左腕2人の力投、劣勢覆す!・樟南

樟南9点目・坂口優サヨナラ打
<春季九州高校野球鹿児島大会:樟南9-8神村学園>◇31日◇準々決勝◇平和リース
樟南と神村学園。鹿児島を代表する名門同士の準々決勝は、間違いなく今大会屈指の好勝負として語られる一戦となった。
序盤ペースを握ったのは神村学園だった。
初回に4番・正林 輝大(2年)、5番・岩下 吏玖(2年)の連続適時打で2点を先取。3回には先頭の3番・秋元 悠汰(3年)が初球をバックスクリーンに運ぶ特大ソロを放つ。4回には1番・今岡 歩夢(3年)が右中間スタンドに2ランを放ち、リードを6点に広げた。
樟南は2番手の左腕・濵田 晢成(3年)をリリーフで送る。安打、四死球で1死満塁のピンチを無失点で切り抜けると、5回以降を無失点で切り抜け試合を立て直した。
5回に1点を返した樟南は6回裏、5番・前田 晟那(3年)の中越え二塁打と犠飛で2点を加点し3点差に迫る。
打線の当たりが止まった神村学園は8回表1死、2番手のマウンドに上がった9番・松永 優斗(3年)が右翼席に飛び込むソロを放った。
その裏、樟南打線が爆発。6安打を集中し、1番・茶園 将太(3年)の右中間を深々と破る三塁打で同点に追いついた。
勝負は今大会5試合目となるタイブレークの延長戦へ。樟南3番手左腕・新藤 侑志(2年)、神村学園・松永、両投手の力投で10、11回は両者無得点だった。
12回表、神村学園は8番・増田 有紀(2年)の犠飛で待望の勝ち越し点を得るが、その裏、樟南は1死二、三塁とし、4番・坂口 優志(2年)の中前2点適時打で3時間25分の熱戦は劇的な幕切れとなった。
「負けゲーム」(山之口和也監督)だった樟南の劣勢を覆したのは、3年生・濵田、2年生・新藤、リリーフした左腕2人の力投だった。
4回途中まで本塁打2本を浴び6失点。神村学園の強打の前に攻守とも弱気になっていた。立て直すカギは「強気で攻める投球ができるか」(山之口監督)だった。

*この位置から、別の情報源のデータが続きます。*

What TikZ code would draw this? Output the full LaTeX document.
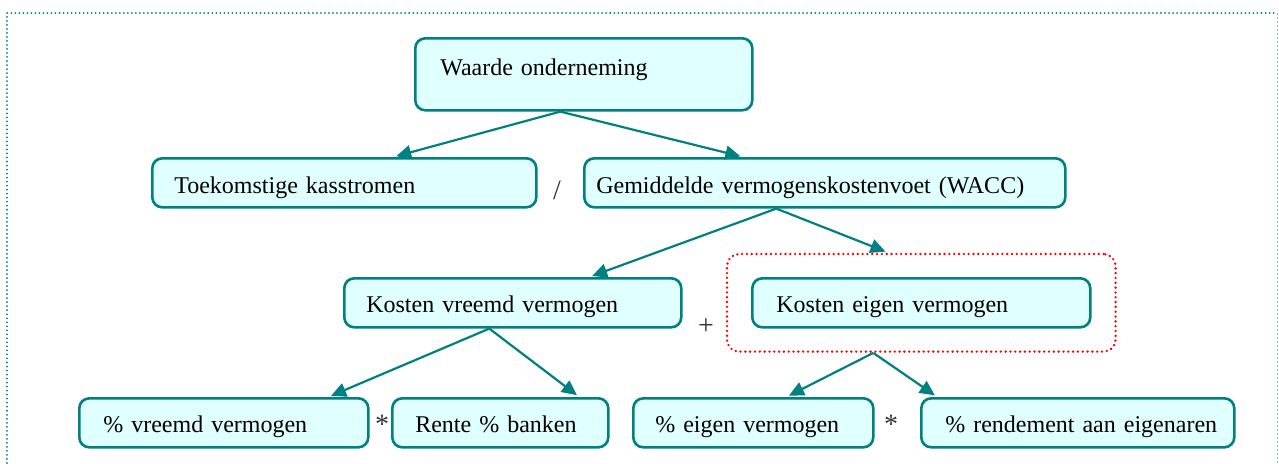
\documentclass[tikz,border=0pt]{standalone}
\usepackage{fontspec}
\setmainfont{Liberation Serif}
\usetikzlibrary{arrows.meta,fit}
\definecolor{tealc}{HTML}{008080}
\definecolor{cyanc}{HTML}{E0FFFF}
\definecolor{tealfaint}{HTML}{80C0C0}
\begin{document}
\begin{tikzpicture}[x=0.5pt,y=-0.5pt,
  box/.style={draw=tealc, fill=cyanc, line width=1.3pt, rounded corners=5pt,
    inner ysep=0pt, inner xsep=0pt, anchor=north west, align=left,
    font=\fontsize{12}{14}\selectfont},
  lpad/.style={execute at begin node={\hspace*{#1}}},
  rowb/.style={text height=17.5pt, text depth=7pt},
  rowc/.style={text height=17pt, text depth=7.5pt},
  rowd/.style={text height=17pt, text depth=7.5pt},
  arr/.style={draw=tealc, line width=1.1pt, shorten >=1.5pt, -{Triangle[length=7.5pt,width=7pt]}},
  op/.style={font=\fontsize{14}{16}\selectfont, text=black!80, inner sep=0pt},
  framedots/.style={draw=tealc, line width=1pt, dash pattern=on 0.01pt off 2pt, line cap=round},
  framefaint/.style={draw=tealfaint, line width=0.5pt, dash pattern=on 1pt off 1pt},
  reddots/.style={draw=red, line width=1.3pt, dash pattern=on 0.01pt off 2.4pt, line cap=round}]
\useasboundingbox (0,0) rectangle (1279,463);
\draw[framedots] (7,463) -- (7,13) -- (1277,13);
\draw[framefaint] (1277,13) -- (1277,463);

\node[box, lpad=12.5pt, text width=168.5pt, text height=18.5pt, text depth=17.5pt] (w) at (414,37) {Waarde onderneming};
\node[box, rowb, lpad=11pt, text width=192pt] (t) at (151,157) {Toekomstige kasstromen};
\node[box, rowb, lpad=6pt, text width=240.5pt] (g) at (583,157) {Gemiddelde vermogenskostenvoet (WACC)};
\node[box, rowc, lpad=11pt, text width=168.5pt] (kv) at (343,277) {Kosten vreemd vermogen};
\node[box, rowc, lpad=12pt, text width=169pt] (ke) at (751,277) {Kosten eigen vermogen};
\node[box, rowd, lpad=12pt, text width=144.5pt] (pv) at (78,397) {\% vreemd vermogen};
\node[box, rowd, lpad=11.5pt, text width=108pt] (rb) at (391,397) {Rente \% banken};
\node[box, rowd, lpad=11pt, text width=120pt] (pe) at (632,397) {\% eigen vermogen};
\node[box, rowd, lpad=12pt, text width=156.5pt] (re) at (920,397) {\% rendement aan eigenaren};

\node[reddots, fit=(ke), inner xsep=12pt, inner ysep=11.5pt, rounded corners=6pt] (kr) {};

\node[op] (o1) at (557,190) {/};
\node[op] (o2) at (706,327) {+};
\node[op] (o3) at (382,424) {*};
\node[op] (o4) at (891,424) {*};

\draw[arr] ([xshift=-11.75pt]w.south) -- ([xshift=24.5pt]t.north);
\draw[arr] ([xshift=-11.75pt]w.south) -- ([xshift=-40.75pt]g.north);
\draw[arr] ([xshift=-24.25pt]g.south) -- ([xshift=38.25pt]kv.north);
\draw[arr] ([xshift=-24.25pt]g.south) -- ([xshift=-16.5pt]kr.north);
\draw[arr] ([xshift=-11.75pt]kv.south) -- ([xshift=52.25pt]pv.north);
\draw[arr] ([xshift=-11.75pt]kv.south) -- ([xshift=39.5pt]rb.north);
\draw[arr] ([xshift=-24pt]kr.south) -- ([xshift=16.5pt]pe.north);
\draw[arr] ([xshift=-24pt]kr.south) -- ([xshift=-70.25pt]re.north);
\end{tikzpicture}
\end{document}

3回戦・鹿児島商戦、濵田は先発を任されながら打たれて2回途中で降板。「チームに迷惑をかけた分、借りを返す」意気込みで4回途中からマウンドに上がる。トルネード気味に身体をねじって投げる独特な投法で、丁寧にコースを突く持ち味を存分に発揮した。
「左打者の内角を強気で攻められた」と濵田。強打の相手にも臆せず内角を突いた分、外角との「幅」を有効に使えた。8回に出合い頭のソロを浴びたが、9回1死まで2安打1失点の好投で試合を立て直した。
9回1死からマウンドを託された新藤も「バックを信じて低めを突いて打たせて取る」一念で腕を振り続け、タイブレークに入った12回まで内野安打1本、犠飛による1失点のみで切り抜けた。投手陣の我慢が中盤以降打線のつながりを生み、4番・坂口優の逆転打につながった。「20人全員がそれぞれの役割を果たし、全員野球で勝てた」と新藤は胸を張った。
今大会4戦いずれも先制されての逆転勝ち。タイブレークの延長も2試合あった。苦しい戦いが続くが「冬場どこよりも練習したので最後まであきらめない気持ちで野球ができている」と新藤は言う。山之口監督は「勝って1試合でも多く公式戦を経験できることが成長につながる」と期待していた。